Officials of the World Food Program say some areas of Iraq are becoming safer and they hope to be able to start aid deliveries soon. But other United Nations agencies continue to voice concern about conditions in Iraq, particularly in and around Baghdad.

The World Food Program says improvements in the security situation in some places, such as Basra in southern Iraq, are permitting it to locate Iraqis who had helped distribute food aid under the U.N. oil-for-food program.

Agency spokeswoman Christiane Bertiaume says these distribution agents will play a key role once the United Nations says it is safe to resume wide-scale aid distribution, which the agency hopes to do as soon as possible. "Security is improving," she said. "We have been accompanying those security teams and we are really hoping to go back really, really quickly."

The World Food Program says it has hundreds of thousands of tons of food aid ready to go into Iraq.

Another U.N. organization, the children's agency UNICEF, reports it has sent a convoy of trucks bringing water from Iran to the Faw peninsula in southern Iraq.

But the International Committee of the Red Cross says getting proper medical treatment in Iraq, particularly in Baghdad, remains a problem because of sporadic fighting and looting, as well as well as insufficient supplies of electricity and water.

Red Cross officials say of the 33 hospitals in Baghdad, only three are functioning.

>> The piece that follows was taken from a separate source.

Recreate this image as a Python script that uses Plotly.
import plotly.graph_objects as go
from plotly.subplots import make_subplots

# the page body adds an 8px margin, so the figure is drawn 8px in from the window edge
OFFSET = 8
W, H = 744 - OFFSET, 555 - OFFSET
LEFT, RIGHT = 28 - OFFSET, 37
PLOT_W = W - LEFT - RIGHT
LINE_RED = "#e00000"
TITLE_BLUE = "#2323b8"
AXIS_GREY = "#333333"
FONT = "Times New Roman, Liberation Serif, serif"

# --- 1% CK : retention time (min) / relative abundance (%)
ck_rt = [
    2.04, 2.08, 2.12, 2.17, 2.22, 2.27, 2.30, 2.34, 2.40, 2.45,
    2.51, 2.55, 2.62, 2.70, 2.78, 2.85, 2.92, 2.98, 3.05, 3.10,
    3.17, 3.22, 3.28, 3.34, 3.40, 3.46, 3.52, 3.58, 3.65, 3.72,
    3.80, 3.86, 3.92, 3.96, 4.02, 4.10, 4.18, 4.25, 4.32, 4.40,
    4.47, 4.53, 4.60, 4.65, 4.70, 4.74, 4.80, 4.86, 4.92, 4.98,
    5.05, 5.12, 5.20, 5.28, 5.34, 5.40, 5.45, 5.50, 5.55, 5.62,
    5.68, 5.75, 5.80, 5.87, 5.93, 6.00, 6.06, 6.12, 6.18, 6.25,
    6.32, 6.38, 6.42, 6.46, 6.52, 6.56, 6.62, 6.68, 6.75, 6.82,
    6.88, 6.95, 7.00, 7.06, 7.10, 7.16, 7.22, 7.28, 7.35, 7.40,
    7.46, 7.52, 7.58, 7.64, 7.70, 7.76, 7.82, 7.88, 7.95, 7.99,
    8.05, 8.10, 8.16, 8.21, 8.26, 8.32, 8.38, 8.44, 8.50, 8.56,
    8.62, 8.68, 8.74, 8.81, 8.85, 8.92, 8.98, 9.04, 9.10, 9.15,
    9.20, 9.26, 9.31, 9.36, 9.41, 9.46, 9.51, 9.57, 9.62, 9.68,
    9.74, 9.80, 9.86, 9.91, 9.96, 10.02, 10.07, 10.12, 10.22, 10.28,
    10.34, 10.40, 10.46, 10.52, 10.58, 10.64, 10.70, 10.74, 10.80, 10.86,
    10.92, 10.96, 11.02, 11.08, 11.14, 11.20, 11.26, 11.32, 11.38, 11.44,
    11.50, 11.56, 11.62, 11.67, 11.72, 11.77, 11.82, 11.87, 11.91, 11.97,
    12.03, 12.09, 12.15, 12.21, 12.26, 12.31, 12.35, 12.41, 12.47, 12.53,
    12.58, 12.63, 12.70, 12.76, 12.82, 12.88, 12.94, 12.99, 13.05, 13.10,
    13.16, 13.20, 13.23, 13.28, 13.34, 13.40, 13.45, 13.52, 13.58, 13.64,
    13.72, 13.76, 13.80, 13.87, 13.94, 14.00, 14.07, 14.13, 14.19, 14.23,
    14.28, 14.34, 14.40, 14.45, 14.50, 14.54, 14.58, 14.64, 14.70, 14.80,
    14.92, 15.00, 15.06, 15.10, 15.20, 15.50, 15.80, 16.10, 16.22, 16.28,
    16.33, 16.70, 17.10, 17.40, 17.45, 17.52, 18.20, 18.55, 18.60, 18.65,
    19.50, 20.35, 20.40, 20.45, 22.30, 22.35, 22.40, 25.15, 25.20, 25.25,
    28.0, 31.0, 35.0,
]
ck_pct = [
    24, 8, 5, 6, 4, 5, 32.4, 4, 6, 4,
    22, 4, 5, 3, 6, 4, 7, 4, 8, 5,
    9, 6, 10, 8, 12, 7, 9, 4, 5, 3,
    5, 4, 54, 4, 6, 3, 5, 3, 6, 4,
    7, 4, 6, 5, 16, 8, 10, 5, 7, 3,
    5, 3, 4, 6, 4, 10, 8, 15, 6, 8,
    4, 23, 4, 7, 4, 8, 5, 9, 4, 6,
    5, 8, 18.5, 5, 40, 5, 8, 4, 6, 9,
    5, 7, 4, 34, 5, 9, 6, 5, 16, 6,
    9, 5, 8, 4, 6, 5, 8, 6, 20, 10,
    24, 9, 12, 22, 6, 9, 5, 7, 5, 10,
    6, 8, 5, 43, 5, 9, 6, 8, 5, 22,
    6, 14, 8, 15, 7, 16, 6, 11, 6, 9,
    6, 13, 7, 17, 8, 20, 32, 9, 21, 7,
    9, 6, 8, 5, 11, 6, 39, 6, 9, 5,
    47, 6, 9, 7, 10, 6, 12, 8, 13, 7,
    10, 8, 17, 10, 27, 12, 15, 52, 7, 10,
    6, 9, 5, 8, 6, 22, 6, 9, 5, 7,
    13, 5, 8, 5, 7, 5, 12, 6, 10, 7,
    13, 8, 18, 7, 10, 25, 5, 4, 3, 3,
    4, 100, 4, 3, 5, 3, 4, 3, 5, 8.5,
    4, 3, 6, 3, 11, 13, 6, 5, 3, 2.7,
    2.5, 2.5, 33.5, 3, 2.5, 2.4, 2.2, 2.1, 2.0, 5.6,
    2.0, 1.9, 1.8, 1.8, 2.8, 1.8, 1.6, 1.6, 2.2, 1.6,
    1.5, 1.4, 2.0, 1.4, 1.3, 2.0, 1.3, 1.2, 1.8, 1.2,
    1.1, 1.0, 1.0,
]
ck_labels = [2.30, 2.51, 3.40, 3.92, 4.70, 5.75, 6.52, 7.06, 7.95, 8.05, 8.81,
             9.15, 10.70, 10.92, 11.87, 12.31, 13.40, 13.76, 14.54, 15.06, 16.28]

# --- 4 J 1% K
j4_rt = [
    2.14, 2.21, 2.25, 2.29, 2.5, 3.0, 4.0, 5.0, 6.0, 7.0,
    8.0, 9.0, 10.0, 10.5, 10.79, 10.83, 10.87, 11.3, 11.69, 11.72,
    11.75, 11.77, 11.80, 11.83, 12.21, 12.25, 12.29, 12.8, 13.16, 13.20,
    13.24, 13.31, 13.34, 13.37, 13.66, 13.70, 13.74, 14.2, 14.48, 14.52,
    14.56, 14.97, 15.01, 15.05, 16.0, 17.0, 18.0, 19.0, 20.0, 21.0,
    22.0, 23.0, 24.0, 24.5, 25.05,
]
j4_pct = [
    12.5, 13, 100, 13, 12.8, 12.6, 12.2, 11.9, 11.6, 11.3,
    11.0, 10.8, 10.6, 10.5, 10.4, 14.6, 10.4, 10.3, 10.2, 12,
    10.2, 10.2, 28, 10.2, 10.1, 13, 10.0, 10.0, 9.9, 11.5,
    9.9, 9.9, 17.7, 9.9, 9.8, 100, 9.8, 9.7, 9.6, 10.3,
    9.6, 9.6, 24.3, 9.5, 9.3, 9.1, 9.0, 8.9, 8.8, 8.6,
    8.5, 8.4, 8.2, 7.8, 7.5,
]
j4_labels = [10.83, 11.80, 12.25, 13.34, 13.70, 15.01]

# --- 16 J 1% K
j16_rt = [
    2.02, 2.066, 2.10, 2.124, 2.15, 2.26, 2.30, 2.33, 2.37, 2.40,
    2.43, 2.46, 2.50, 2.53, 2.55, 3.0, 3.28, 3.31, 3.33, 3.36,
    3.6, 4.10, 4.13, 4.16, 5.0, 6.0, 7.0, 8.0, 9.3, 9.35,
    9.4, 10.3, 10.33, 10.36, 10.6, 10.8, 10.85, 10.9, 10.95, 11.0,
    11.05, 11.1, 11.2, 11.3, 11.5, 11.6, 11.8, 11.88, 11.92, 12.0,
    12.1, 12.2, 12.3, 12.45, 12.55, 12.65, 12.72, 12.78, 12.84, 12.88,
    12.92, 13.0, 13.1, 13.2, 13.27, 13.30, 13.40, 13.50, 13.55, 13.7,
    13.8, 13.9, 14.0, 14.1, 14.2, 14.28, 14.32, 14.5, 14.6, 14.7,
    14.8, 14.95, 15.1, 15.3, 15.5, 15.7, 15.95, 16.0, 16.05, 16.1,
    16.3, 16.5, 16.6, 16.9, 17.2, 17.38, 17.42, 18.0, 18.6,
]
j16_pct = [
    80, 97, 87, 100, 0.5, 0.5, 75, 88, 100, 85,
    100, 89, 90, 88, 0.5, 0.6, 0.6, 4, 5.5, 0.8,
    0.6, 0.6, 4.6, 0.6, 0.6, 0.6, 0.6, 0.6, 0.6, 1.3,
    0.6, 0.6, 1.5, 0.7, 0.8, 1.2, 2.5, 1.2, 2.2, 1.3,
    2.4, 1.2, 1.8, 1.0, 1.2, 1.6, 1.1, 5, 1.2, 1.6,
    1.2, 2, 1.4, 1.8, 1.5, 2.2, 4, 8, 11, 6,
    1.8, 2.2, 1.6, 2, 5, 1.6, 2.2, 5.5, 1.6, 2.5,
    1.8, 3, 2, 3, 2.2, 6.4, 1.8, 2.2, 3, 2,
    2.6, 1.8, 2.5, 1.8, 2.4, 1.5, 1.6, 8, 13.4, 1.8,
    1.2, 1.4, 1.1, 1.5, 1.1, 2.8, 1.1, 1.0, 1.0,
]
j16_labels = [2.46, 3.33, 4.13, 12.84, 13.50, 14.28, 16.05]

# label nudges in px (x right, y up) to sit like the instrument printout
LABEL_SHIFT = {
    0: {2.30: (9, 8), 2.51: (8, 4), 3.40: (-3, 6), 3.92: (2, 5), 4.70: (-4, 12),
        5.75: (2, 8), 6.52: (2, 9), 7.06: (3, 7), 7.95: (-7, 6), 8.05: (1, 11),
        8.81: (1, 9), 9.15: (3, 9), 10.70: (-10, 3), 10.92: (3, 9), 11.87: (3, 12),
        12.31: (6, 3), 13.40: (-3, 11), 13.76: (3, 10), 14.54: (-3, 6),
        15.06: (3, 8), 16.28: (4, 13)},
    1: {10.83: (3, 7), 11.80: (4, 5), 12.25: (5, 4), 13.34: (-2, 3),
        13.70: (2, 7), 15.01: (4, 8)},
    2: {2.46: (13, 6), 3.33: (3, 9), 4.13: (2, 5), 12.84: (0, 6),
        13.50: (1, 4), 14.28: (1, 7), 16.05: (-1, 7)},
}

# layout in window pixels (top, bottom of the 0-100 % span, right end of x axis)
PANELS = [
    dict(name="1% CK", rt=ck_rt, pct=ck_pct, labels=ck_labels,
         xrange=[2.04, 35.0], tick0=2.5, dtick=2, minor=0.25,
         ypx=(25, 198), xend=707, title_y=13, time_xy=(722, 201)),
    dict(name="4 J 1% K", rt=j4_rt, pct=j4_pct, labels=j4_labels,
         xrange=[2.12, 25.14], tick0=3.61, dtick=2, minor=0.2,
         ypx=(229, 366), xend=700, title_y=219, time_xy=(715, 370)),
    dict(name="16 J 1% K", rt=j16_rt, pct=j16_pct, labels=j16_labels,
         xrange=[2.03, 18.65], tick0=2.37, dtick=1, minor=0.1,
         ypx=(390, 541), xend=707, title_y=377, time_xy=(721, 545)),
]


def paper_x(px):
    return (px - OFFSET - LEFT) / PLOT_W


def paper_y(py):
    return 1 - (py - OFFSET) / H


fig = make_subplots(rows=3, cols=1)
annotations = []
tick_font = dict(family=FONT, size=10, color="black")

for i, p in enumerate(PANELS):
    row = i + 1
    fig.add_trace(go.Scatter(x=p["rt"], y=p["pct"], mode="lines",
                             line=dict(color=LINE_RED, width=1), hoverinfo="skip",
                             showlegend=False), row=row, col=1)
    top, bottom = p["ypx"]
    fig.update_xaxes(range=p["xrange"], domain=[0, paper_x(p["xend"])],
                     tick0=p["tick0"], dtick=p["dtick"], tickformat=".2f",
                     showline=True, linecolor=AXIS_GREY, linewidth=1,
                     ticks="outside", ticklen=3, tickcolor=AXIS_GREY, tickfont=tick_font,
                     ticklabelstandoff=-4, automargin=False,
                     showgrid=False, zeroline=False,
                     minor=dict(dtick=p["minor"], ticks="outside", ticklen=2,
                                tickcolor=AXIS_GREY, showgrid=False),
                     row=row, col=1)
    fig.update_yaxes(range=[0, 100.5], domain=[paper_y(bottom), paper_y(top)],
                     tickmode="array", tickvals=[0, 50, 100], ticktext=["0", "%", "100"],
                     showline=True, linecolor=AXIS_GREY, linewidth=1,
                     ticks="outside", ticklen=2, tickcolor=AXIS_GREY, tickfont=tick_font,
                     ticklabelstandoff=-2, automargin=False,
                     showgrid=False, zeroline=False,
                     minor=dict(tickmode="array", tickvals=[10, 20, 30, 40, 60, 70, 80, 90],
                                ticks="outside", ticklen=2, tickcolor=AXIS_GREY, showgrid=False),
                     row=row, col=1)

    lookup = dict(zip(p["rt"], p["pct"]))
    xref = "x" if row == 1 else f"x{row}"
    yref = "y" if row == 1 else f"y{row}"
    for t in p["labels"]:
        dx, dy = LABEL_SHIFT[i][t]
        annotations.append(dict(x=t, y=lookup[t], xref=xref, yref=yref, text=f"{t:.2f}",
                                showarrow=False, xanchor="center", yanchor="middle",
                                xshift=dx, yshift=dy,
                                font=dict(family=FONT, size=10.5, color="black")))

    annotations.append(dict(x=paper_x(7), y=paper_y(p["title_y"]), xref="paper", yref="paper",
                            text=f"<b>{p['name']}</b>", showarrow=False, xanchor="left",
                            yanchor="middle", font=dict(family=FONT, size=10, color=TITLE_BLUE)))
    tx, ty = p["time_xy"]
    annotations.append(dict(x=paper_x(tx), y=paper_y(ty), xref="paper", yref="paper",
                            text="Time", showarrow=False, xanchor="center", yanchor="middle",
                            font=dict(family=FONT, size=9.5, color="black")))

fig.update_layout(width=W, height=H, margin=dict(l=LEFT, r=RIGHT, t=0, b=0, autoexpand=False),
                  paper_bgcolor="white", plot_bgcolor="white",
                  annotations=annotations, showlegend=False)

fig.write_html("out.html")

An official of the World Health Organization, Iain Simpson, says Iraq's doctors and nurses are trying to restore the country's medical system despite all the obstacles confronting them. "There are many, many dedicated medical workers in Iraq that are really trying to keep the system going," said Mr. Simpson. "They are trying to protect their hospitals, they are trying to protect their supplies, they are trying to protect their patients as well."

Mr. Simpson says in some hospitals the medical staff was able to protect their facilities from looters, and he says these places could be functioning again very soon. However, he adds that those hospitals that were unprotected will take much longer to recover.